By ERIC A. HOWALD
Of the Keizertimes
Braedon Kuts’ time in Keizer probably wasn’t the best of her life so far, but it provided plenty of fodder for her new memoir “The Absent Embrace: One Small Girl’s Resilient Spirit.”
“My mother saw I was doing poorly in school at a young age and she took took me out on impulse thinking she would home school me, but it became too much and the situation became neglectful,” Kuts said.
Kuts’s mother took her and her brother from the care of their father – it was reported as a kidnapping – and hid the children in Keizer before she fled the state leaving the kids behind.
“My mother didn’t buy food at all, I remember loitering around Porter’s Pub when I was 13, spying on the customers, waiting for them to leave so I could eat their scraps,” Kuts said.
Other experiences included panhandling in front of the 7-11.
“I also remember playing out in the fields behind the Country Glen housing track, building forts and catching mice with home-made traps to help feed my 24 cats,” Kuts said.
She was enrolled at Whiteaker Middle School for a week before classes ended for the year and entered McNary the following year.
“I didn’t understand anything the teacher was telling me. I remember he asked me to write down the year and I asked him what a year was. I had the education of a third grader at the time,” she said.
Her lack of education manifested in other ways as well.

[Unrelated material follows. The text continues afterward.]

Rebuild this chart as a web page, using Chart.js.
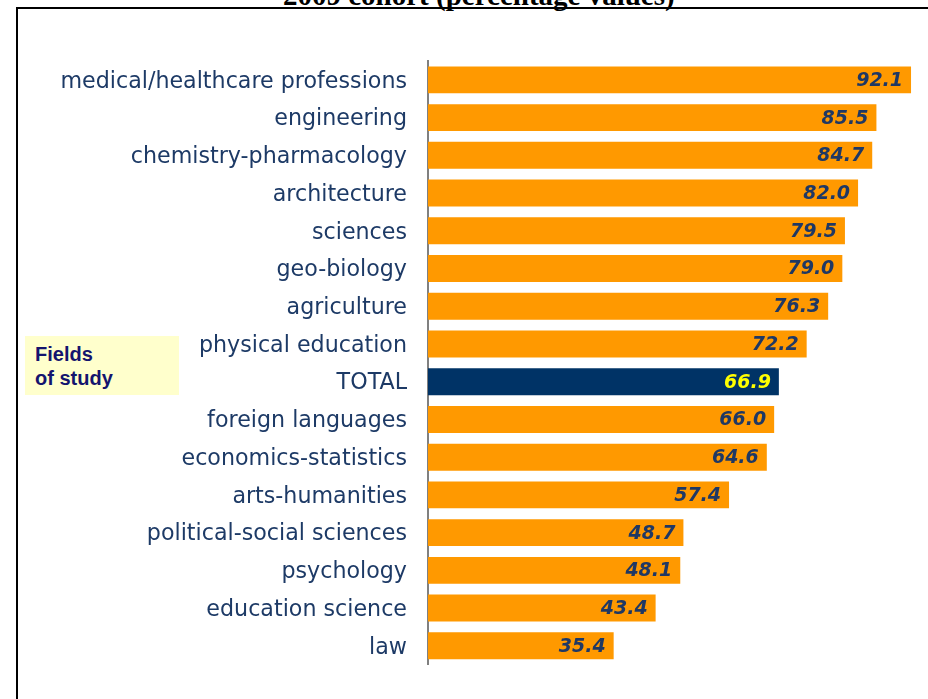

“I was used to seeing the word ‘pull’ on doors, so when she saw it on a little red box walking through the McNary hallway, she didn’t think anything of doing what it told me. Then the alarms sounded,” she said.

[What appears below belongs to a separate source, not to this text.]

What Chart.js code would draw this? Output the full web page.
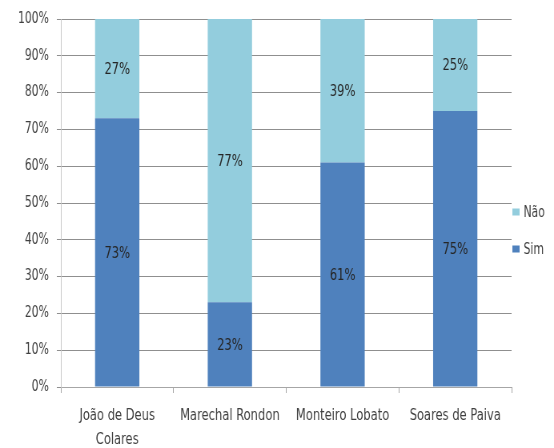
<!DOCTYPE html>
<html>
<head>
<meta charset="utf-8">
<script src="https://cdn.jsdelivr.net/npm/chart.js@4/dist/chart.umd.min.js"></script>
<style>
  html, body { margin: 0; padding: 0; background: #fff; }
  /* drawn wide, shown narrow: gives the tall condensed lettering */
  #myChart { width: 554px; height: 448px; display: block; }
</style>
</head>
<body>
<canvas id="myChart" width="692" height="448" style="width:554px;height:448px"></canvas>
<script>
const categories = [['João de Deus', 'Colares'], 'Marechal Rondon', 'Monteiro Lobato', 'Soares de Paiva'];
const sim = [73, 23, 61, 75];
const nao = [27, 77, 39, 25];
const yTicks = [0, 10, 20, 30, 40, 50, 60, 70, 80, 90, 100];

const FONT = '"DejaVu Sans Condensed", "Liberation Sans", sans-serif';

// percentage text in the middle of every bar segment
const segmentLabels = {
    id: 'segmentLabels',
    afterDatasetsDraw(chart) {
        const ctx = chart.ctx;
        ctx.save();
        ctx.font = '16px ' + FONT;
        ctx.fillStyle = '#262626';
        ctx.textAlign = 'center';
        ctx.textBaseline = 'middle';
        chart.data.datasets.forEach((ds, i) => {
            chart.getDatasetMeta(i).data.forEach((bar, j) => {
                const p = bar.getProps(['x', 'y', 'base'], true);
                ctx.fillText(ds.data[j] + '%', p.x, (p.y + p.base) / 2 + 1);
            });
        });
        ctx.restore();
    }
};

// small legend hugging the right edge of the plot, last series on top
const sideLegend = {
    id: 'sideLegend',
    afterDraw(chart) {
        const ctx = chart.ctx;
        const area = chart.chartArea;
        const sets = chart.data.datasets.slice().reverse();
        let y = (area.top + area.bottom) / 2 + 9;
        ctx.save();
        ctx.font = '15px ' + FONT;
        ctx.textBaseline = 'middle';
        sets.forEach(ds => {
            ctx.fillStyle = ds.backgroundColor;
            ctx.fillRect(area.right + 1, y - 3.5, 9, 7);
            ctx.fillStyle = '#404040';
            ctx.fillText(ds.label, area.right + 15, y + 1);
            y += 37;
        });
        ctx.restore();
    }
};

const ctx = document.getElementById('myChart').getContext('2d');
const myChart = new Chart(ctx, {
    type: 'bar',
    data: {
        labels: categories,
        datasets: [{
            label: 'Sim',
            data: sim,
            backgroundColor: '#4F81BD',
            categoryPercentage: 1,
            barPercentage: 0.393
        },
        {
            label: 'Não',
            data: nao,
            backgroundColor: '#93CDDD',
            categoryPercentage: 1,
            barPercentage: 0.393
        }]
    },
    options: {
        responsive: false,
        animation: false,
        devicePixelRatio: 1,
        layout: {
            padding: { left: 0, top: 17, right: 53, bottom: 0 }
        },
        scales: {
            x: {
                stacked: true,
                offset: true,
                grid: {
                    offset: true,
                    drawOnChartArea: false,
                    drawTicks: true,
                    tickLength: 6,
                    color: '#a6a6a6'
                },
                border: { color: '#a6a6a6' },
                ticks: {
                    color: '#404040',
                    font: { family: FONT, size: 16, lineHeight: 1.5 },
                    padding: 11,
                    maxRotation: 0,
                    autoSkip: false
                },
                afterFit(scale) { scale.height = 61; }
            },
            y: {
                stacked: true,
                min: 0,
                max: 100,
                afterBuildTicks(scale) {
                    scale.ticks = yTicks.map(v => ({ value: v }));
                },
                grid: {
                    color: '#8f8f8f',
                    tickLength: 5
                },
                border: { color: '#c8c8c8' },
                ticks: {
                    color: '#404040',
                    font: { family: FONT, size: 15 },
                    padding: 10,
                    callback: v => v + '%'
                },
                afterFit(scale) { scale.width = 76; }
            }
        },
        plugins: {
            legend: { display: false },
            tooltip: { enabled: false }
        }
    },
    plugins: [segmentLabels, sideLegend]
});
myChart.canvas.style.width = '554px';
myChart.canvas.style.height = '448px';
</script>
</body>
</html>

School officials tried to get Child Protective Services to intervene, but Kuts, now 28, was uncooperative for fear of getting her mother in trouble. She didn’t consider herself homeless, she always found a place to stay, but eventually she’d end up kicked out. At age 15, she was returned to her mother, but another hasty retreat left her couch-surfing again. All the while she was slipping further into drug addiction, which her mother had introduced her to at the age of 12.
It wasn’t until she moved to California that she finally started to get some traction in her school efforts.

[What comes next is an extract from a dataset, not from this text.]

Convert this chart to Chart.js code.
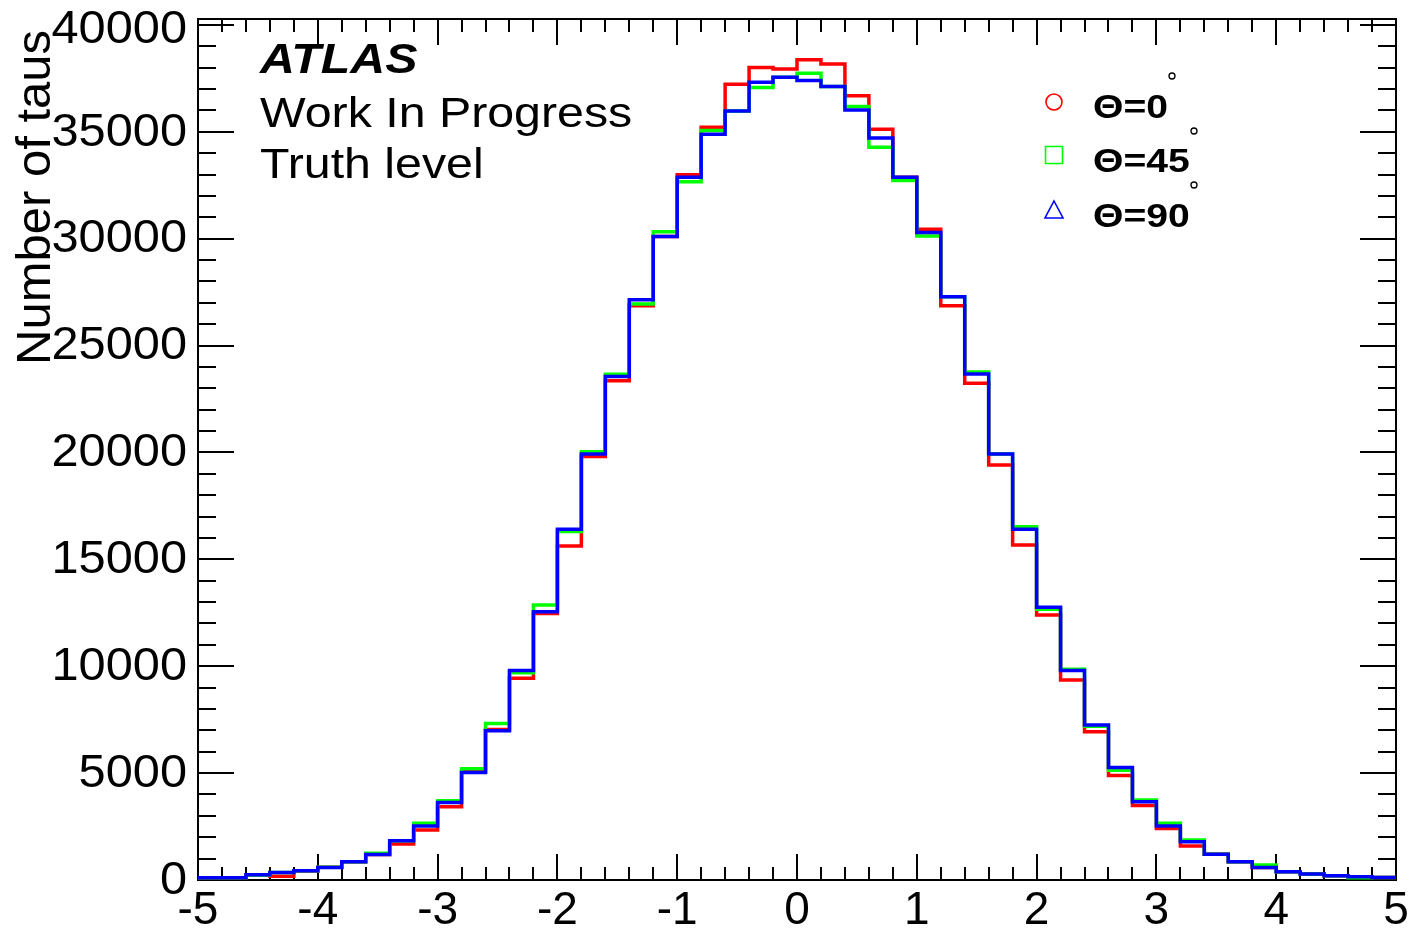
<!DOCTYPE html>
<html>
<head>
<meta charset="utf-8">
<title>Number of taus vs eta</title>
<script src="https://cdn.jsdelivr.net/npm/chart.js@4.4.0/dist/chart.umd.min.js"></script>
<style>
  html, body { margin: 0; padding: 0; background: #fff; }
  #wrap { width: 1410px; height: 930px; }
</style>
</head>
<body>
<div id="wrap"><canvas id="tauChart" width="1410" height="930"></canvas></div>
<script>
// --- histogram binning (50 bins of 0.2 from -5 to 5) ---
const BIN_EDGES = [
  -5.0, -4.8, -4.6, -4.4, -4.2, -4.0, -3.8, -3.6, -3.4, -3.2,
  -3.0, -2.8, -2.6, -2.4, -2.2, -2.0, -1.8, -1.6, -1.4, -1.2,
  -1.0, -0.8, -0.6, -0.4, -0.2, 0.0, 0.2, 0.4, 0.6, 0.8,
  1.0, 1.2, 1.4, 1.6, 1.8, 2.0, 2.2, 2.4, 2.6, 2.8,
  3.0, 3.2, 3.4, 3.6, 3.8, 4.0, 4.2, 4.4, 4.6, 4.8, 5.0
];

// --- bin contents per angle ---
const THETA_0 = [
  100, 100, 230, 180, 420, 600, 850, 1190, 1680, 2340,
  3430, 5070, 7040, 9440, 12470, 15620, 19810, 23360, 26860, 30100,
  32990, 35220, 37230, 38010, 37940, 38370, 38170, 36690, 35120, 32880,
  30440, 26870, 23240, 19420, 15670, 12400, 9360, 6940, 4890, 3490,
  2410, 1590, 1200, 850, 590, 390, 280, 200, 150, 120
];
const THETA_45 = [
  100, 100, 230, 350, 430, 600, 850, 1250, 1840, 2660,
  3710, 5210, 7320, 9700, 12870, 16300, 20040, 23660, 26950, 30330,
  32670, 35060, 35980, 37070, 37550, 37740, 37120, 36190, 34280, 32730,
  30130, 27290, 23770, 19930, 16530, 12670, 9860, 7190, 5130, 3740,
  2660, 1870, 1200, 850, 700, 390, 280, 200, 110, 120
];
const THETA_90 = [
  100, 100, 240, 350, 430, 590, 850, 1190, 1840, 2530,
  3620, 5030, 6980, 9800, 12550, 16410, 19930, 23550, 27140, 30100,
  32880, 34890, 35980, 37320, 37550, 37400, 37120, 36020, 34710, 32880,
  30290, 27290, 23670, 19930, 16410, 12760, 9800, 7250, 5260, 3660,
  2530, 1790, 1200, 850, 590, 390, 280, 200, 150, 120
];

const Y_TICK_VALUES = [0, 5000, 10000, 15000, 20000, 25000, 30000, 35000, 40000];
const SERIES_LABELS = ["\u0398=0", "\u0398=45", "\u0398=90"];
const SERIES_COLORS = ["#ff0000", "#00ff00", "#0000ff"];
const SERIES_MARKERS = ["circle", "rect", "triangle"];
const INFO_LINES = ["ATLAS", "Work In Progress", "Truth level"];
const Y_TITLE = "Number of taus";

const X_MIN = -5, X_MAX = 5;
const Y_MAX = 40280;
const FONT = '"Liberation Sans", Arial, Helvetica, sans-serif';

// turn bin contents into step points (left edge of every bin + closing right edge)
function toSteps(values) {
  const pts = values.map((v, i) => ({ x: BIN_EDGES[i], y: v }));
  pts.push({ x: BIN_EDGES[BIN_EDGES.length - 1], y: values[values.length - 1] });
  return pts;
}

// text drawn slightly wider than the font, like the ROOT canvas output
function wideText(ctx, text, x, y, sx) {
  ctx.save();
  ctx.translate(x, y);
  ctx.scale(sx, 1);
  ctx.fillText(text, 0, 0);
  ctx.restore();
}

// frame with inward ticks on all four sides, y labels and y title
const frameTicks = {
  id: "frameTicks",
  beforeDatasetsDraw(chart) {
    const { ctx, chartArea: a, scales: { x, y } } = chart;
    ctx.save();
    ctx.strokeStyle = "#000";
    ctx.lineWidth = 2;
    ctx.beginPath();
    for (let i = 0; i <= 50; i++) {
      const px = Math.round(x.getPixelForValue(X_MIN + i * 0.2));
      const len = i % 5 === 0 ? 26 : 13;
      ctx.moveTo(px, a.bottom); ctx.lineTo(px, a.bottom - len);
      ctx.moveTo(px, a.top); ctx.lineTo(px, a.top + len);
    }
    for (let v = 0; v <= Y_MAX; v += 1000) {
      const py = Math.round(y.getPixelForValue(v));
      const len = v % 5000 === 0 ? 36 : 18;
      ctx.moveTo(a.left, py); ctx.lineTo(a.left + len, py);
      ctx.moveTo(a.right, py); ctx.lineTo(a.right - len, py);
    }
    ctx.stroke();
    ctx.strokeRect(a.left, a.top, a.right - a.left, a.bottom - a.top);

    // y tick labels, right aligned next to the frame
    ctx.fillStyle = "#000";
    ctx.font = "46px " + FONT;
    ctx.textAlign = "right";
    ctx.textBaseline = "middle";
    Y_TICK_VALUES.forEach((v) => {
      let py = y.getPixelForValue(v);
      if (py < a.top + 8) py = a.top + 10; // top label kept inside the pad
      wideText(ctx, String(v), a.left - 11, py + 1, 1.06);
    });

    // y title, rotated and pushed to the top end
    ctx.save();
    ctx.translate(50, 30);
    ctx.rotate(-Math.PI / 2);
    ctx.textAlign = "right";
    ctx.textBaseline = "alphabetic";
    ctx.font = "49px " + FONT;
    ctx.fillText(Y_TITLE, 0, 0);
    ctx.restore();

    ctx.restore();
  }
};

// ATLAS label block and the marker legend
const labelsAndLegend = {
  id: "labelsAndLegend",
  afterDraw(chart) {
    const { ctx } = chart;
    ctx.save();
    ctx.fillStyle = "#000";
    ctx.textBaseline = "alphabetic";
    ctx.textAlign = "left";

    ctx.font = "italic bold 42px " + FONT;
    wideText(ctx, INFO_LINES[0], 260, 73, 1.15);
    ctx.font = "42px " + FONT;
    wideText(ctx, INFO_LINES[1], 260, 127, 1.15);
    wideText(ctx, INFO_LINES[2], 260, 178, 1.15);

    const rowY = [102, 155, 210];
    const textY = [118, 172, 227];
    const degPos = [[1172, 76], [1194, 131], [1194, 185]];
    chart.data.datasets.forEach((ds, i) => {
      const cx = 1054, cy = rowY[i];
      ctx.strokeStyle = ds.borderColor;
      ctx.lineWidth = 1.6;
      ctx.beginPath();
      if (ds.legendMarker === "circle") {
        ctx.arc(cx, cy, 8, 0, Math.PI * 2);
      } else if (ds.legendMarker === "rect") {
        ctx.rect(cx - 8.5, cy - 8.5, 17, 17);
      } else {
        ctx.moveTo(cx, cy - 9);
        ctx.lineTo(cx + 9, cy + 8);
        ctx.lineTo(cx - 9, cy + 8);
        ctx.closePath();
      }
      ctx.stroke();

      ctx.fillStyle = "#000";
      ctx.font = "bold 34px " + FONT;
      wideText(ctx, ds.label, 1093, textY[i], 1.15);

      // degree sign as a small raised ring
      ctx.strokeStyle = "#000";
      ctx.lineWidth = 1.3;
      ctx.beginPath();
      ctx.arc(degPos[i][0], degPos[i][1], 3, 0, Math.PI * 2);
      ctx.stroke();
    });
    ctx.restore();
  }
};

const datasets = [THETA_0, THETA_45, THETA_90].map((vals, i) => ({
  label: SERIES_LABELS[i],
  data: toSteps(vals),
  borderColor: SERIES_COLORS[i],
  backgroundColor: SERIES_COLORS[i],
  borderWidth: 3.5,
  stepped: "before",
  pointRadius: 0,
  fill: false,
  legendMarker: SERIES_MARKERS[i],
  order: 2 - i
}));

new Chart(document.getElementById("tauChart"), {
  type: "line",
  data: { datasets },
  options: {
    responsive: false,
    animation: false,
    layout: { padding: { top: 19, right: 14, left: 0, bottom: 0 } },
    plugins: { legend: { display: false }, tooltip: { enabled: false } },
    scales: {
      x: {
        type: "linear",
        min: X_MIN,
        max: X_MAX,
        grid: { display: false, drawTicks: false },
        border: { display: false },
        ticks: {
          stepSize: 1,
          padding: 4,
          autoSkip: false,
          color: "#000",
          font: { family: FONT, size: 46 },
          maxRotation: 0,
          callback: (v) => String(v)
        },
        afterFit: (s) => {
          s.height = 50;
          s.paddingLeft = 0;
          s.paddingRight = 0;
        }
      },
      y: {
        type: "linear",
        min: 0,
        max: Y_MAX,
        grid: { display: false, drawTicks: false },
        border: { display: false },
        ticks: { display: false },
        afterFit: (s) => {
          s.width = 198;
          s.paddingTop = 0;
          s.paddingBottom = 0;
        }
      }
    }
  },
  plugins: [frameTicks, labelsAndLegend]
});
</script>
</body>
</html>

“I don’t really know where that came from, but I was a writer – I’d been a journal keeper all my life even though I could barely write – and I wanted to learn so I could do it well,” Kuts said.
She even managed to graduate high school early. Since then she’s turned out a children’s book, “All in a Night’s Dream,” which she illustrated, and is experiencing a budding career as a comic book artist. She’s working at adding motivational speaker to her arsenal of talents.
“I’ve been to a couple of the schools around where I live in in California and the kids have been really responsive, I’m hoping to get the chance to speak at McNary one day,” she said.
She credits her eventual embrace of education, and all it offers, with her current success.
“Because I did not go to school for so long, by the time I got into high school and got some traction, I had a deeper appreciation for education when other classmates despised being there,” Kuts said.
Kuts’s books are both available on amazon.com.